Task details: Copy each line of the entries beneath that contains the word "this".

Dataset excerpt:
* Start *
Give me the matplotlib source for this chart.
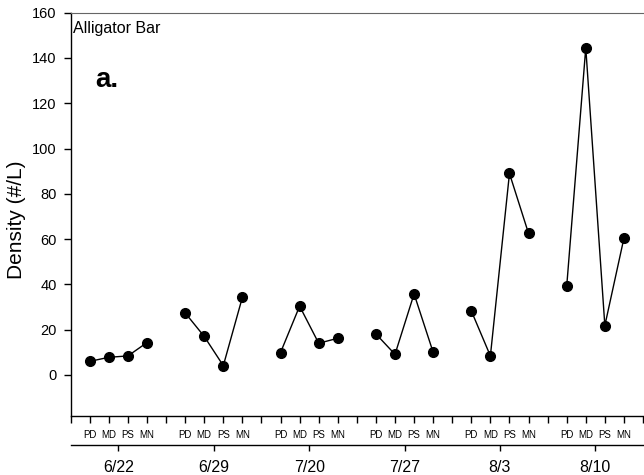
import matplotlib
matplotlib.use("Agg")
import matplotlib.pyplot as plt

plt.rcParams["font.family"] = ["Liberation Sans", "DejaVu Sans"]

# sampling dates and stations within each date
dates = ["6/22", "6/29", "7/20", "7/27", "8/3", "8/10"]
stations = ["PD", "MD", "PS", "MN"]

# density (#/L) per station, one list per date
d_0622 = [6.0, 7.8, 8.4, 14.3]
d_0629 = [27.4, 17.0, 4.1, 34.3]
d_0720 = [9.9, 30.4, 14.0, 16.2]
d_0727 = [18.1, 9.1, 35.8, 10.0]
d_0803 = [28.3, 8.4, 89.0, 62.5]
d_0810 = [39.1, 144.5, 21.8, 60.4]
density = [d_0622, d_0629, d_0720, d_0727, d_0803, d_0810]

slot = len(stations) + 1  # one empty slot separates the groups

fig = plt.figure(figsize=(6.44, 4.75), dpi=100)
ax = fig.add_axes([70.7 / 644, 1 - 415.7 / 475, 572.3 / 644, 403 / 475])

for g, vals in enumerate(density):
    xs = [g * slot + 1 + j for j in range(len(stations))]
    ax.plot(xs, vals, color="black", lw=1.0, marker="o", ms=7,
            mfc="black", mec="black", clip_on=False)

n_slots = slot * len(dates)
ax.set_xlim(0, n_slots)
ax.set_ylim(-18, 160)

# y axis
ax.set_yticks(range(0, 161, 20))
ax.tick_params(axis="y", direction="out", length=5, width=1, pad=5,
               labelsize=10.5)
ax.set_ylabel("Density (#/L)", fontsize=15)
ax.yaxis.set_label_coords(-0.078, 0.485)

# inner x axis: station labels
ticks = list(range(n_slots + 1))
labels = ["" if t % slot == 0 else stations[t % slot - 1] for t in ticks]
ax.set_xticks(ticks)
ax.set_xticklabels(labels)
ax.tick_params(axis="x", direction="out", length=5, width=1, pad=5,
               labelsize=7)

ax.spines["right"].set_visible(False)
ax.spines["top"].set_color("0.4")
ax.spines["top"].set_linewidth(0.8)
for s in ("left", "bottom"):
    ax.spines[s].set_linewidth(1.0)

# outer x axis: dates
ax2 = ax.twiny()
ax2.set_xlim(ax.get_xlim())
ax2.xaxis.set_ticks_position("bottom")
ax2.xaxis.set_label_position("bottom")
ax2.spines["bottom"].set_position(("outward", 21))
ax2.spines["bottom"].set_linewidth(1.0)
for s in ("top", "left", "right"):
    ax2.spines[s].set_visible(False)
ax2.set_xticks([g * slot + slot / 2 for g in range(len(dates))])
ax2.set_xticklabels(dates)
ax2.tick_params(axis="x", direction="out", length=4, width=1, pad=7,
                labelsize=11.5)

ax.text(0.0045, 0.949, "Alligator Bar", transform=ax.transAxes,
        fontsize=11.5, va="baseline", ha="left")
ax.text(0.0425, 0.816, "a.", transform=ax.transAxes, fontsize=20,
        fontweight="bold", va="baseline", ha="left")

fig.savefig("out.png", dpi=100)
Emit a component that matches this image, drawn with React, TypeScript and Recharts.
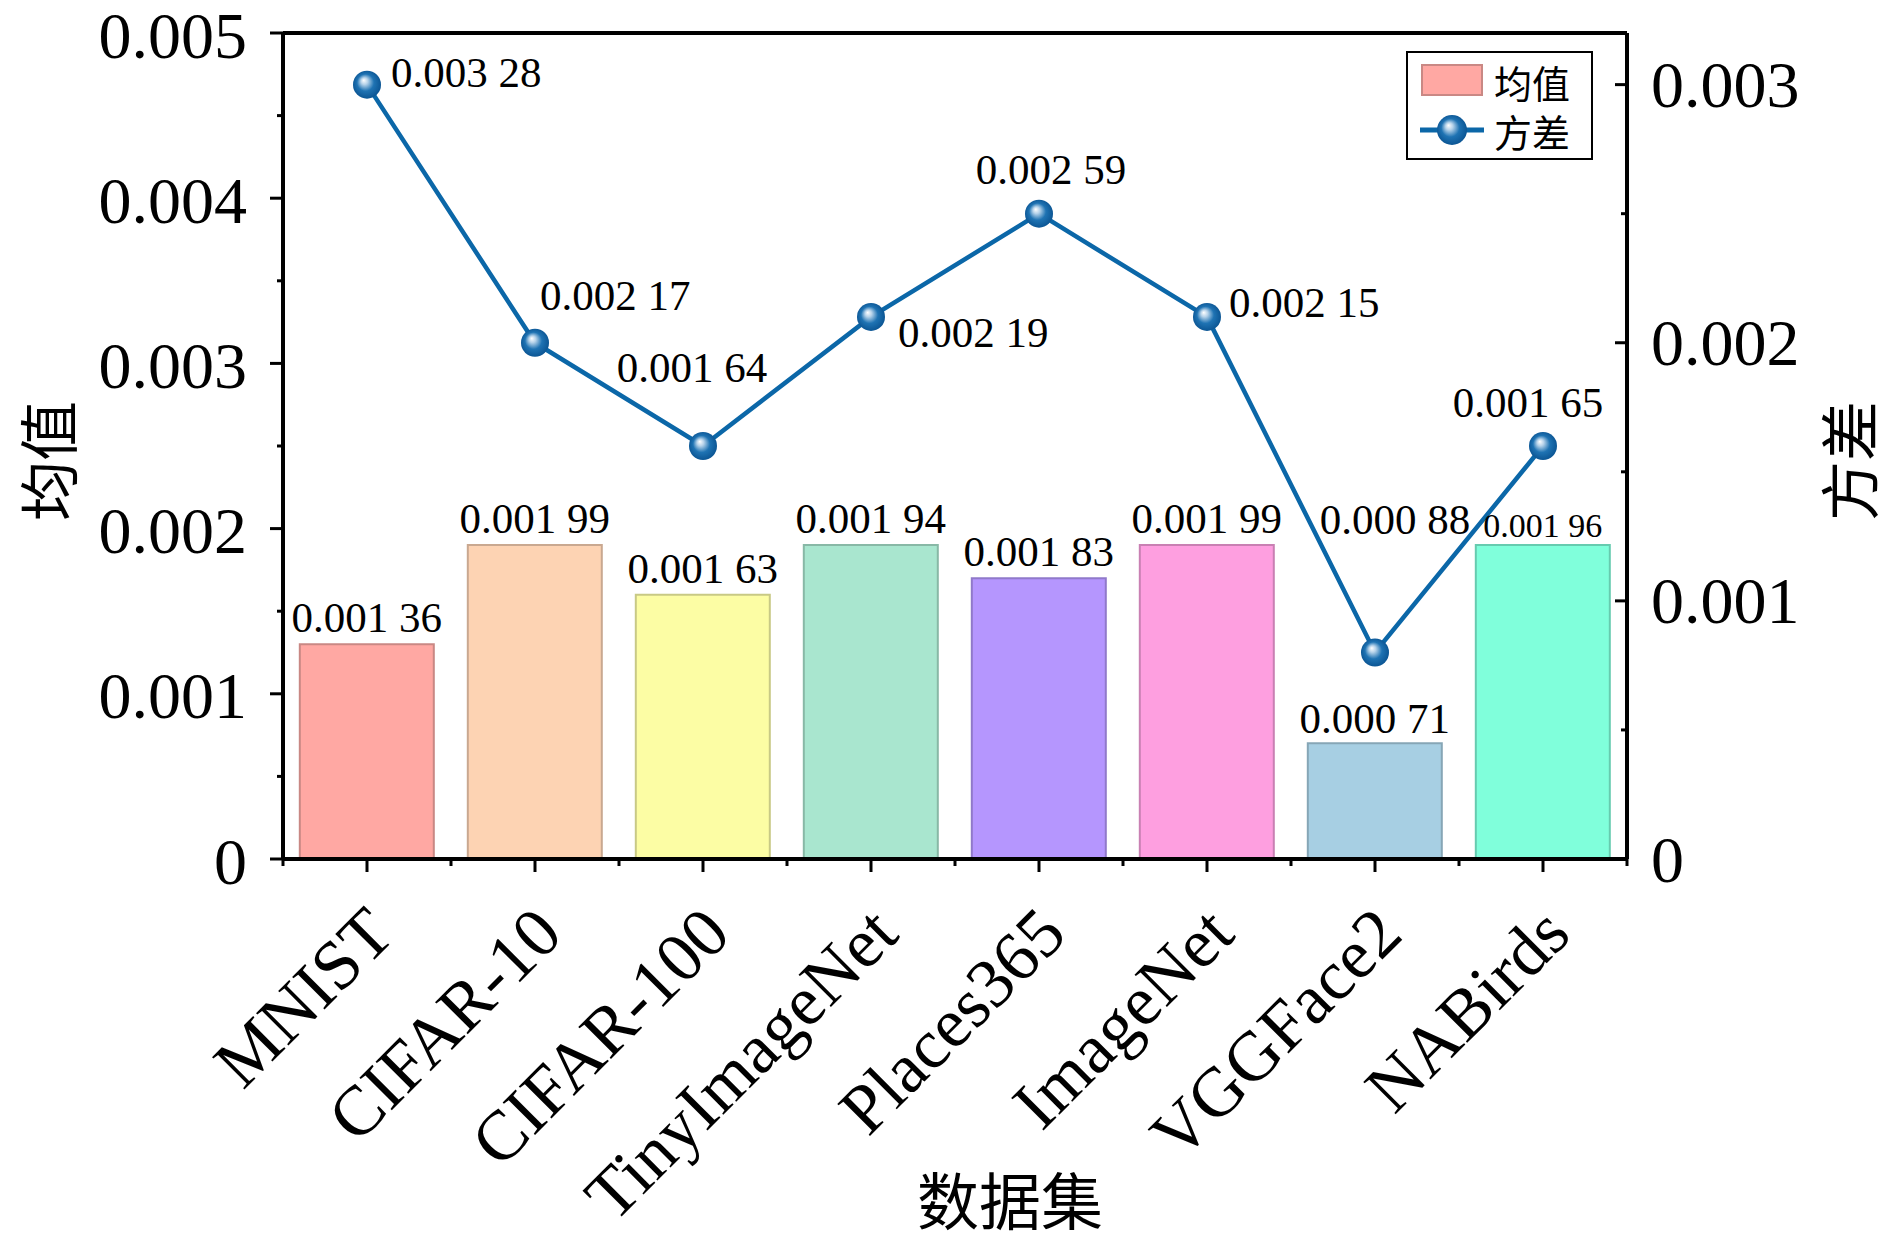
* End *
Answer for the task:
Give me the matplotlib source for this chart.
Emit a component that matches this image, drawn with React, TypeScript and Recharts.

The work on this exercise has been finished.